Sure, it's a little tired to throw rocks at Cleveland, so let's throw rocks at Cleveland's attempt at a promotional video. I don't think this is nearly as bad as your critique suggests. Yes, it does come from a slightly dated "chip on the shoulder" perspective, and Chrysler's Motor City spots did it with a bit more grit. But I don't think Cleveland's image has yet changed much, even in the progressive minds of those who might drop in if Chicago's airports were closed. Shallow as they are, those folks (though they'd hate to be called "folks") have just drifted off to find other shiny things to lampoon in order to stamp their own "cool" tickets.

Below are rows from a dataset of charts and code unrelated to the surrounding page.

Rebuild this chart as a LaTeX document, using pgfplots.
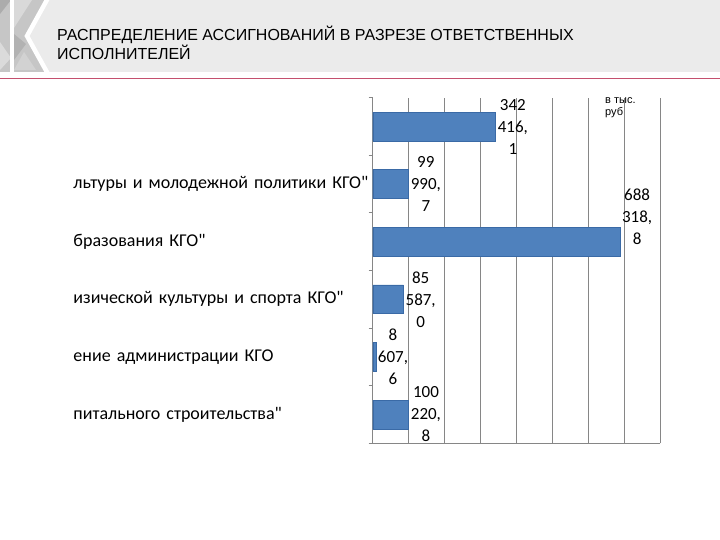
\documentclass[border=0pt]{standalone}
\usepackage{fontspec}
\setmainfont{Carlito}[Ligatures=TeXOff]
\newfontfamily\arialfont{Liberation Sans}
\usepackage{pgfplots}
\usepackage{pgfplotstable}
\pgfplotsset{compat=1.18}
\definecolor{barblue}{HTML}{4F81BD}
\definecolor{baredge}{HTML}{3A6AA6}
\definecolor{gridgray}{HTML}{868686}
\definecolor{headgray}{HTML}{EBEBEB}
\definecolor{redline}{HTML}{C4506E}

% idx: 6 = top bar; dy = vertical shift of value label (pt)
\pgfplotstableread{
idx val lbl dy
6 342416.1 {342\\416,\\1} 0
5 99990.7 {99\\990,\\7} 0
4 688318.8 {688\\318,\\8} 25
3 85587.0 {85\\587,\\0} 0
2 8607.6 {8\\607,\\6} 0
1 100220.8 {100\\220,\\8} 0
}\assign

\begin{document}
\begin{tikzpicture}[x=1pt,y=1pt]
\fill[white] (0,0) rectangle (720,540);
\useasboundingbox (0,0) rectangle (720,540);
% header
\fill[headgray] (0,468) rectangle (720,540);
\fill[gray!45] (0,540)--(47,540)--(27,504)--(47,468)--(0,468)--cycle;
\fill[gray!65] (0,526)--(11,540)--(0,540)--cycle;
\fill[gray!30] (14,540)--(32,540)--(14,512)--cycle;
\fill[gray!60] (14,506)--(26,496)--(14,480)--cycle;
\fill[gray!28] (0,498)--(11,482)--(0,470)--cycle;
\fill[gray!35] (14,470)--(36,470)--(24,488)--cycle;
\draw[white, line width=4pt] (12,540)--(12,468);
\draw[white, line width=4.5pt] (48,542)--(27,504)--(48,466);
\draw[redline, line width=1.6pt] (0,461.5)--(720,461.5);
\node[anchor=base west, inner sep=0, font=\arialfont\fontsize{16}{19}\selectfont]
  at (57,499.3) {РАСПРЕДЕЛЕНИЕ АССИГНОВАНИЙ В РАЗРЕЗЕ ОТВЕТСТВЕННЫХ};
\node[anchor=base west, inner sep=0, font=\arialfont\fontsize{16}{19}\selectfont]
  at (57,480.7) {ИСПОЛНИТЕЛЕЙ};
\node[anchor=base west, inner sep=0, font=\arialfont\fontsize{11}{12}\selectfont]
  at (605,436.5) {в тыс.};
\node[anchor=base west, inner sep=0, font=\arialfont\fontsize{11}{12}\selectfont]
  at (605,424.5) {руб};

\begin{axis}[
  at={(372.7pt,96.7pt)}, anchor=south west,
  scale only axis, width=287.3pt, height=345.6pt,
  xbar, bar width=0.5, bar shift=0pt,
  xmin=0, xmax=800000,
  ymin=0.5, ymax=6.5,
  axis x line*=bottom, axis y line*=left,
  axis line style={draw=gridgray, line width=0.9pt},
  xtick={0,100000,...,800000}, scaled x ticks=false,
  xticklabels={{},{},{},{},{},{},{},{},{}},
  xmajorgrids, grid style={draw=gridgray, line width=0.9pt},
  ytick={1,...,6},
  yticklabels={{питального строительства"}, {ение администрации КГО},
    {изической культуры и спорта КГО"}, {бразования КГО"},
    {льтуры и молодежной политики КГО"}, {}},
  minor ytick={0.5,1.5,...,6.5},
  major tick length=0pt, minor tick length=4pt, tick align=outside,
  minor tick style={draw=gridgray, line width=0.9pt},
  yticklabel style={text width=299pt, align=left, inner sep=0pt,
    font=\fontsize{18}{22}\selectfont},
]
\addplot[fill=barblue, draw=baredge,
  nodes near coords, point meta=explicit symbolic,
  visualization depends on={\thisrow{dy}\as\dy},
  every node near coord/.append style={anchor=west, align=center,
    font=\fontsize{17}{22}\selectfont, text=black, yshift=\dy, inner sep=2pt},
] table[x=val, y=idx, meta=lbl] {\assign};
\end{axis}
\end{tikzpicture}
\end{document}
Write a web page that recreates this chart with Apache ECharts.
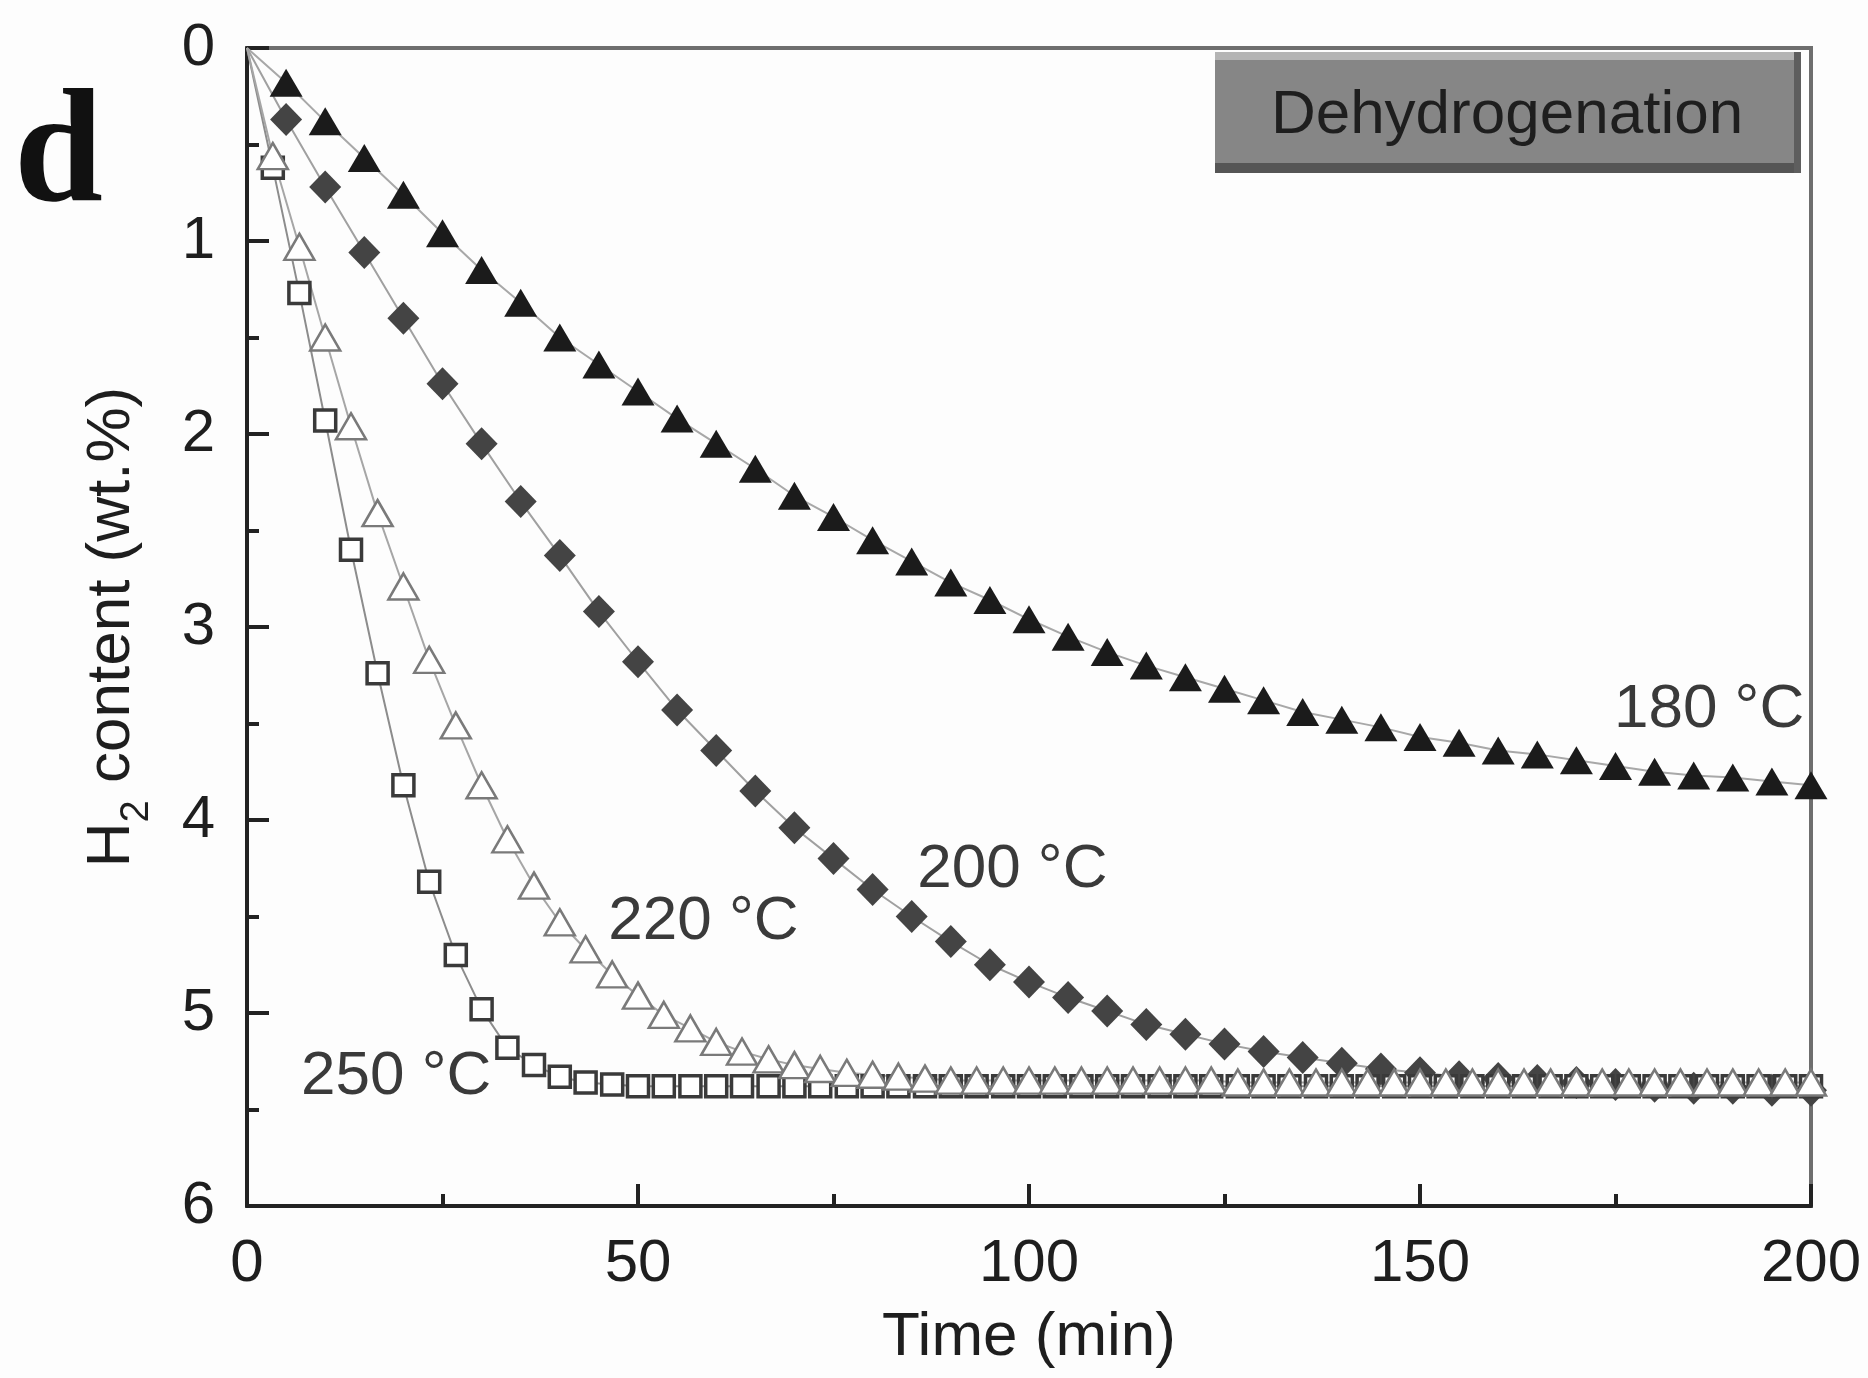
<!DOCTYPE html>
<html>
<head>
<meta charset="utf-8">
<style>
  html, body { margin: 0; padding: 0; background: #fdfdfd; }
  #chart { width: 1868px; height: 1378px; }
</style>
<script src="https://cdn.jsdelivr.net/npm/echarts@6/dist/echarts.min.js"></script>
</head>
<body>
<div id="chart"></div>
<script>
// Time grids (min)
const times5 = [0, 5, 10, 15, 20, 25, 30, 35, 40, 45, 50, 55, 60, 65, 70, 75, 80, 85, 90, 95, 100,
    105, 110, 115, 120, 125, 130, 135, 140, 145, 150, 155, 160, 165, 170, 175, 180, 185, 190, 195, 200];
const times3 = [0, 3.3, 6.7, 10, 13.3, 16.7, 20, 23.3, 26.7, 30, 33.3, 36.7, 40, 43.3, 46.7,
    50, 53.3, 56.7, 60, 63.3, 66.7, 70, 73.3, 76.7, 80, 83.3, 86.7, 90, 93.3, 96.7,
    100, 103.3, 106.7, 110, 113.3, 116.7, 120, 123.3, 126.7, 130, 133.3, 136.7, 140, 143.3, 146.7,
    150, 153.3, 156.7, 160, 163.3, 166.7, 170, 173.3, 176.7, 180, 183.3, 186.7, 190, 193.3, 196.7, 200];

// H2 content (wt.%)
const h2At180 = [0, 0.18, 0.38, 0.57, 0.76, 0.96, 1.15, 1.32, 1.50, 1.64, 1.78, 1.92, 2.05, 2.18, 2.32, 2.43,
    2.55, 2.66, 2.77, 2.86, 2.96, 3.05, 3.13, 3.20, 3.26, 3.32, 3.38, 3.44, 3.48, 3.52, 3.57,
    3.60, 3.64, 3.66, 3.69, 3.72, 3.75, 3.77, 3.78, 3.80, 3.82];
const h2At200 = [0, 0.37, 0.72, 1.06, 1.40, 1.74, 2.05, 2.35, 2.63, 2.92, 3.18, 3.43, 3.64, 3.85, 4.04, 4.20,
    4.36, 4.50, 4.63, 4.75, 4.84, 4.92, 4.99, 5.06, 5.11, 5.16, 5.20, 5.23, 5.26, 5.29, 5.31,
    5.33, 5.34, 5.35, 5.36, 5.37, 5.38, 5.39, 5.39, 5.40, 5.40];
const h2At220 = [0, 0.56, 1.03, 1.50, 1.96, 2.41, 2.79, 3.17, 3.51, 3.82, 4.10, 4.34, 4.53, 4.67, 4.80,
    4.91, 5.01, 5.08, 5.15, 5.20, 5.24, 5.27, 5.29, 5.31, 5.32, 5.33, 5.34, 5.35, 5.35, 5.35,
    5.35, 5.35, 5.35, 5.35, 5.35, 5.35, 5.35, 5.35, 5.36, 5.36, 5.36, 5.36, 5.36, 5.36, 5.36,
    5.36, 5.36, 5.36, 5.36, 5.36, 5.36, 5.36, 5.36, 5.36, 5.36, 5.36, 5.36, 5.36, 5.36, 5.36, 5.36];
const h2At250 = [0, 0.62, 1.27, 1.93, 2.60, 3.24, 3.82, 4.32, 4.70, 4.98, 5.18, 5.27, 5.33, 5.36, 5.37,
    5.38, 5.38, 5.38, 5.38, 5.38, 5.38, 5.38, 5.38, 5.38, 5.38, 5.38, 5.38, 5.38, 5.38, 5.38,
    5.38, 5.38, 5.38, 5.38, 5.38, 5.38, 5.38, 5.38, 5.38, 5.38, 5.38, 5.38, 5.38, 5.38, 5.38,
    5.38, 5.38, 5.38, 5.38, 5.38, 5.38, 5.38, 5.38, 5.38, 5.38, 5.38, 5.38, 5.38, 5.38, 5.38, 5.38];

// Curve labels: text and anchor in data coordinates (time, wt.%)
const curveLabels = [
    {text: '180 °C', at: [174.8, 3.43]},
    {text: '200 °C', at: [85.7, 4.26]},
    {text: '220 °C', at: [46.2, 4.53]},
    {text: '250 °C', at: [6.9, 5.33]}
];

const FONT = '"Liberation Sans", Arial, sans-serif';

// first point (origin) has no marker, only starts the line
const toData = (times, values) => times.map((t, i) =>
    i === 0 ? {value: [t, values[i]], symbol: 'none'} : [t, values[i]]);

const chart = echarts.init(document.getElementById('chart'));

const seriesOf = (name, times, values, symbol, size, itemStyle, lineColor) => ({
    name: name,
    type: 'line',
    data: toData(times, values),
    symbol: symbol,
    symbolSize: size,
    showAllSymbol: true,
    itemStyle: itemStyle,
    lineStyle: {color: lineColor, width: 2},
    emphasis: {disabled: true}
});

chart.setOption({
    animation: false,
    backgroundColor: '#fdfdfd',
    grid: {
        left: 247, right: 57, top: 48, bottom: 172,
        show: true,
        borderColor: '#6e6e6e',
        borderWidth: 4,
        backgroundColor: 'transparent'
    },
    xAxis: {
        type: 'value',
        position: 'bottom',
        min: 0, max: 200, interval: 50,
        name: 'Time (min)',
        nameLocation: 'middle',
        nameGap: 101,
        nameTextStyle: {fontSize: 62, fontFamily: FONT, color: '#1e1e1e'},
        axisLine: {onZero: false, lineStyle: {color: '#222', width: 4}},
        axisTick: {inside: true, length: 22, lineStyle: {color: '#222', width: 4}},
        minorTick: {show: true, splitNumber: 2, length: 12, lineStyle: {color: '#222', width: 4}},
        axisLabel: {fontSize: 60, fontFamily: FONT, color: '#1e1e1e', margin: 28},
        splitLine: {show: false}
    },
    yAxis: {
        type: 'value',
        inverse: true,
        min: 0, max: 6, interval: 1,
        name: '{t|H}{s|2}{t| content (wt.%)}',
        nameLocation: 'middle',
        nameRotate: 90,
        nameGap: 90,
        nameTextStyle: {
            color: '#1e1e1e',
            rich: {
                t: {fontSize: 62, fontFamily: FONT, color: '#1e1e1e', lineHeight: 90, verticalAlign: 'middle'},
                s: {fontSize: 40, fontFamily: FONT, color: '#1e1e1e', lineHeight: 40, verticalAlign: 'bottom'}
            }
        },
        axisLine: {onZero: false, lineStyle: {color: '#222', width: 4}},
        axisTick: {inside: true, length: 22, lineStyle: {color: '#222', width: 4}},
        minorTick: {show: true, splitNumber: 2, length: 12, lineStyle: {color: '#222', width: 4}},
        axisLabel: {fontSize: 60, fontFamily: FONT, color: '#1e1e1e', margin: 32},
        splitLine: {show: false}
    },
    series: [
        seriesOf('180 °C', times5, h2At180, 'triangle', [33, 28],
            {color: '#1b1b1b'}, '#a8a8a8'),
        seriesOf('200 °C', times5, h2At200, 'diamond', [32, 33],
            {color: '#444444'}, '#a0a0a0'),
        seriesOf('250 °C', times3, h2At250, 'rect', 21,
            {color: '#ffffff', borderColor: '#3a3a3a', borderWidth: 3.5}, '#8c8c8c'),
        seriesOf('220 °C', times3, h2At220, 'triangle', [30, 26],
            {color: '#ffffff', borderColor: '#7a7a7a', borderWidth: 2.5}, '#a6a6a6')
    ]
});

// annotations --------------------------------------------------------
const graphics = [
    {
        type: 'text', x: 14, y: 159, z: 100,
        style: {text: 'd', fontSize: 160, fontWeight: 'bold', fontFamily: '"Liberation Serif", "Times New Roman", serif',
            fill: '#111', align: 'left', verticalAlign: 'middle'}
    },
    // "Dehydrogenation" tag in the top right corner
    {type: 'rect', z: 100, shape: {x: 1215, y: 52, width: 586, height: 121}, style: {fill: '#868686'}},
    {type: 'rect', z: 101, shape: {x: 1215, y: 52, width: 586, height: 8}, style: {fill: '#b4b4b4'}},
    {type: 'rect', z: 101, shape: {x: 1215, y: 163, width: 586, height: 10}, style: {fill: '#555555'}},
    {type: 'rect', z: 101, shape: {x: 1794, y: 52, width: 7, height: 121}, style: {fill: '#5e5e5e'}},
    {
        type: 'text', x: 1507, y: 116, z: 102,
        style: {text: 'Dehydrogenation', fontSize: 62, fontFamily: FONT, fill: '#1e1e1e',
            align: 'center', verticalAlign: 'middle'}
    }
];

curveLabels.forEach(function(lbl) {
    const p = chart.convertToPixel({gridIndex: 0}, lbl.at);
    graphics.push({
        type: 'text', x: p[0], y: p[1], z: 100,
        style: {text: lbl.text, fontSize: 62, fontFamily: FONT, fill: '#3a3a3a',
            align: 'left', verticalAlign: 'middle'}
    });
});

chart.setOption({graphic: graphics});
</script>
</body>
</html>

The video could use a little more structure, and maybe a little less food. And I don't love the track. But as a native Clevelander now in another land, I don't mind the portrayal of a population merrily thriving while ignoring the low-information critics (who are still) hurling barbs. The oh so witty "Cleveland Browns" reference reveals you as ONE of them! The Browns are (and will be) no worse, say, than the Jets and Geno will be this year! And you sure don't have to go back as far as flaming-filth waterways to find Browns teams that could have kicked YOUR team's butts from SoHO (or NoHo, or HoHo) to the East River.
Late-night monologue writers have to aim for the lowest-hanging fruit. Columnists don't. Video gets a B. Article about it? C+, tops.
Oh, and I had no idea what bucatini pasta was until I just looked it up. (Not that I noticed anything about it in the video.) Ahh, such a rube I am - no wonder I like Cleveland. I'd never survive the pace and the chic atmosphere of beautiful downtown Louisville.
Cleveland Rocks and Go Tribe!
I think the author is unjustly harsh here. I'll concede that the cliched “dispatches” were a bad choice, but on the whole I think it works as a promotional video showing “slices of life” in Cleveland and promoting some (not all) of the city’s assets, including its world-class dining scene. Cleveland has, to an extent, become a destination for people looking for a Chicago alternative. Why shouldn’t the city promote itself as such? And what’s wrong with appealing to hipsters? Aren’t they the ones spending their disposable income?
As a Cleveland native, now removed, let me get all defensive too. The marketers said it's as much a video for Clevelanders as for would-be tourists because residents' negative views are off the chart. Indeed, how could they not be? Cleveland has gotten slugged for decades. It's trying really hard to shrug that off and pretend it doesn't hurt. This video says it's not going to BS people about being something it isn't. The real slogan should be "Cleveland: You've Got To Be Tough," which was a popular t-shirt back in the 70s, when the city defaulted and the river burned. That WAS 40 years ago. Back when the Bronx was burning, too...
We Clevelanders are nothing if not self-deprecating, so to me "A Cleveland Anthem" suggests a dismaying scenario: It wasn't produced by Clevelanders. That affected self-realization may have come from someone who himself was surprised to encounter Cleveland's coolness. Yes, we've "known it all along," but anybody who thinks it needs to be validated by a video, Clevelander or otherwise, doesn't get it. And what is the objective, anyway? To get folks in Chicago and Detroit and, yes, Pittsburgh thinking, "Hmmm. Cleveland. We should go there for a weekend. Looks kind of cool." But which tourists are going to spend a quick-cut weekend hitting four or five restaurants and night spots, after seeing the obvious high spots such as the Rock and Roll Hall of Fame, the museums and whatever else can be sandwiched into 48 hours? (Oh. Wait. Forgot to mention the casino.) Tack it on to a day at Cedar Point, maybe. And as far as escaping vs. embracing its past, well, there's a brewery that makes Burning River. Which kind of encapsulates the Cleveland mindset: We are masters not only of self-deprecation but also of irony, which is a step up the emotional well-being scale. So instead of trying to tell folks how misunderstood we are, and if only they'd come see for yourself, it might be more honest to say, "Yeah? So what? Hall of Fame's right off the Shoreway. Lock your car."